The loss of Morgan these last few months has not been ideal for the Americans, who are gearing up for World Cup qualifiers later this year. Still, her absence has helped the U.S. learn quite a bit about other players on the roster and that might come in handy down the road.

“I think what we’ve found and what we continue to find is the strength of the depth of this team and you’re going to need that for a World Cup,” said forward Abby Wambach. “You have seven games, 23-player roster, and every player on the roster is going to have to play and make a difference. Not just be a filler, but to come on the field and do well for their country.”

Here’s a video from U.S. Soccer of Morgan discussing her recovery:



What do you think of this news? When do you see Morgan returning to full training? Agree that her absence has helped the U.S. identify other players capable of stepping up?
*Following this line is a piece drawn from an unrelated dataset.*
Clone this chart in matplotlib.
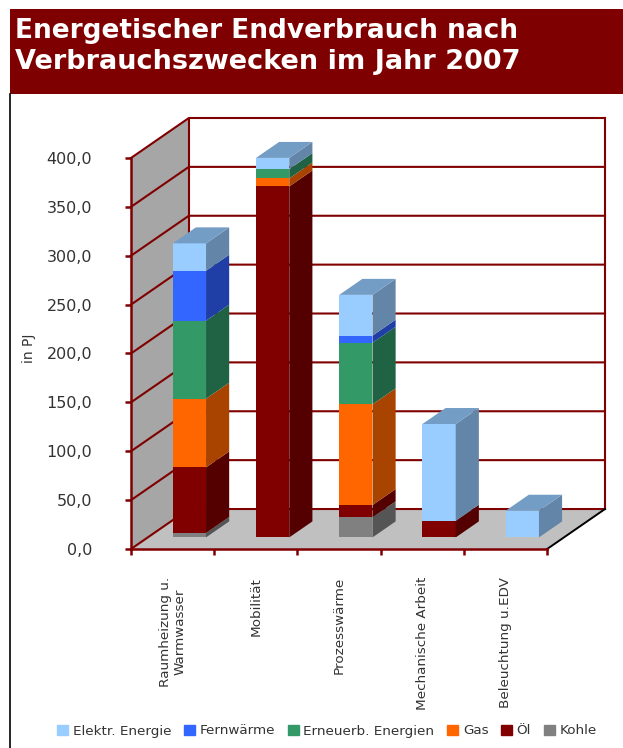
import numpy as np
import matplotlib
matplotlib.use('Agg')
import matplotlib.pyplot as plt
from matplotlib.patches import Patch, Rectangle

#Datos
kategorien=['Raumheizung u.\nWarmwasser','Mobilität','Prozesswärme','Mechanische Arbeit','Beleuchtung u.EDV']
kohle=[4.6,0,20.5,0,0]
oel=[67,359,12.6,17,0]
gas=[70.3,8.2,103,0,0]
erneuerb=[79.8,9.6,63,0,0]
fernwaerme=[51.1,0,7.3,0,0]
elektr=[28,11.4,41.7,99,27.3]
yticks=[0,50,100,150,200,250,300,350,400]
yticklabels=['0,0','50,0','100,0','150,0','200,0','250,0','300,0','350,0','400,0']

#nombre, valores, color frente, color lado (de abajo a arriba)
serien=[('Kohle',kohle,'#808080','#555555'),
        ('Öl',oel,'#800000','#540000'),
        ('Gas',gas,'#ff6600','#a84300'),
        ('Erneuerb. Energien',erneuerb,'#339966','#206344'),
        ('Fernwärme',fernwaerme,'#3366ff','#1f3fa6'),
        ('Elektr. Energie',elektr,'#99ccff','#6285a8')]
top_farbe='#749dc6'
rot='#800000'
text_farbe='#333333'

#Perspectiva oblicua
dx=0.695
dy=40.9

W,H=623.,748.
fig=plt.figure(figsize=(W/100,H/100),dpi=100,facecolor='white')
ax=fig.add_axes((131/W,1-549/H,474/W,431/H))
ax.set_xlim(0,5+dx)
ax.set_ylim(0,400+dy)
ax.patch.set_visible(False)

#Paredes y suelo
ax.fill([0,dx,dx,0],[0,dy,400+dy,400],color='#a6a6a6',lw=0,zorder=1)
ax.fill([0,5,5+dx,dx],[0,0,dy,dy],color='#c0c0c0',lw=0,zorder=1)
for v in yticks:
    ax.plot([0,dx,5+dx],[v,v+dy,v+dy],color=rot,lw=1.5,zorder=2,solid_capstyle='projecting',clip_on=False)
ax.plot([dx,dx],[dy,400+dy],color=rot,lw=1.5,zorder=2)
ax.plot([5+dx,5+dx],[dy,400+dy],color=rot,lw=1.5,zorder=2,clip_on=False)
ax.plot([5,5+dx],[0,dy],color='black',lw=1.4,zorder=2,clip_on=False)

#Barras
ancho=0.4
d0,d1=0.29,0.69
ex=(d1-d0)*dx
ey=(d1-d0)*dy
pos=np.arange(5)+0.5+d0*dx
basis=np.full(5,d0*dy)
for name,werte,farbe,seite in serien:
    werte=np.array(werte,dtype=float)
    ax.bar(pos,werte,ancho,bottom=basis,color=farbe,lw=0,zorder=4)
    for i in range(5):
        if werte[i]>0:
            xr=pos[i]+ancho/2
            a=basis[i]
            b=basis[i]+werte[i]
            ax.fill([xr,xr+ex,xr+ex,xr],[a,a+ey,b+ey,b],color=seite,lw=0,zorder=4)
    basis=basis+werte
for i in range(5):
    xl=pos[i]-ancho/2
    xr=pos[i]+ancho/2
    ax.fill([xl,xr,xr+ex,xl+ex],[basis[i],basis[i],basis[i]+ey,basis[i]+ey],color=top_farbe,lw=0,zorder=4)

#Ejes
for s in ['top','right']:
    ax.spines[s].set_visible(False)
ax.spines['left'].set_bounds(0,400)
ax.spines['bottom'].set_bounds(0,5)
for s in ['left','bottom']:
    ax.spines[s].set_color(rot)
    ax.spines[s].set_linewidth(1.8)
    ax.spines[s].set_zorder(3)
ax.set_yticks(yticks)
ax.set_yticklabels(yticklabels,fontsize=11.5,color=text_farbe)
ax.tick_params(axis='y',length=4,width=1.8,color=rot,pad=24)
ax.set_xticks(np.arange(6),minor=True)
ax.tick_params(axis='x',which='minor',length=4,width=1.8,color=rot)
ax.set_xticks(np.arange(5)+0.5)
ax.set_xticklabels(kategorien,rotation=90,fontsize=9.7,color=text_farbe,ha='center',va='top',linespacing=1.1)
ax.tick_params(axis='x',which='major',length=0,pad=20)
ax.set_ylabel('in PJ',fontsize=10,color=text_farbe)
ax.yaxis.set_label_coords(-0.2,0.466)

#Leyenda
griffe=[Patch(color=s[2],label=s[0]) for s in serien[::-1]]
fig.legend(handles=griffe,loc='center',bbox_to_anchor=(327/W,1-731/H),ncol=6,frameon=False,
           fontsize=9.7,handlelength=0.8,handleheight=0.8,handletextpad=0.35,columnspacing=0.95,
           labelcolor=text_farbe,borderpad=0)

#Titulo y marco
fig.add_artist(Rectangle((10/W,1-94/H),(W-10)/W,85/H,transform=fig.transFigure,color='#7f0000',lw=0))
fig.add_artist(plt.Line2D([10/W,10/W],[0,1-94/H],color='black',lw=1.2))
fig.text(15/W,1-31/H,'Energetischer Endverbrauch nach',color='white',
         fontsize=19,fontweight='bold',ha='left',va='center')
fig.text(15/W,1-62/H,'Verbrauchszwecken im Jahr 2007',color='white',
         fontsize=19.5,fontweight='bold',ha='left',va='center')

fig.savefig('out.png',dpi=100)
Share your thoughts below.


  1. There is no point in running her out against such weak opposition such as Russia. In fact, I have no idea why Tom put Wambach on the field today when the game was out of hand? Run up her scoring record? Fans wanted to see her?

    It does the US NO good to play teams like this and if we do? Why use the “A” players?

    • In theory, you’re right. In practice, you’re not. The Women’s game is still not a world game, especially if it’s not a WC or Olympics year. At any given time, when the US is training, looking for competition (other than intrasquad matches) there are simply very few other women’s national teams that can play against them. They have no funding, haven’t been training. So unlike the US men (or any men’s team), women’s teams (outside of a WC or Olympic quarter) have to take what they get. That’s part of the reason we play Canada and Mexico so much–they’re close by and therefore cheap, otherwise there’s limited value in playing Canada a couple of times a year. Additionally, friendlies like this are often quid-pro-quo….we play them on our turf, then they play us on their’s. That doesn’t mean we have to play in Russia. But there might be some time when there is a meaningful game in Scandanavia (against a Sweden or Norway) where a preliminary friendly in say….St. Petersburg…could be a useful warmup.

  2. Hopeful here she’s in match-fit shape by April 12th when the Thorns open their defense of the NWSL championship!

  3. Alex Morgan’s absence is a good opportunity for other players to develop, but when it comes to the big games in the World Cup, she’s irreplaceable. Her mere presence on the field both rivets the fans and intimidates the opposition. And during clutch time, there’s no-one cooler and more confident (e.g. header vs. Canada in the last seconds of overtime).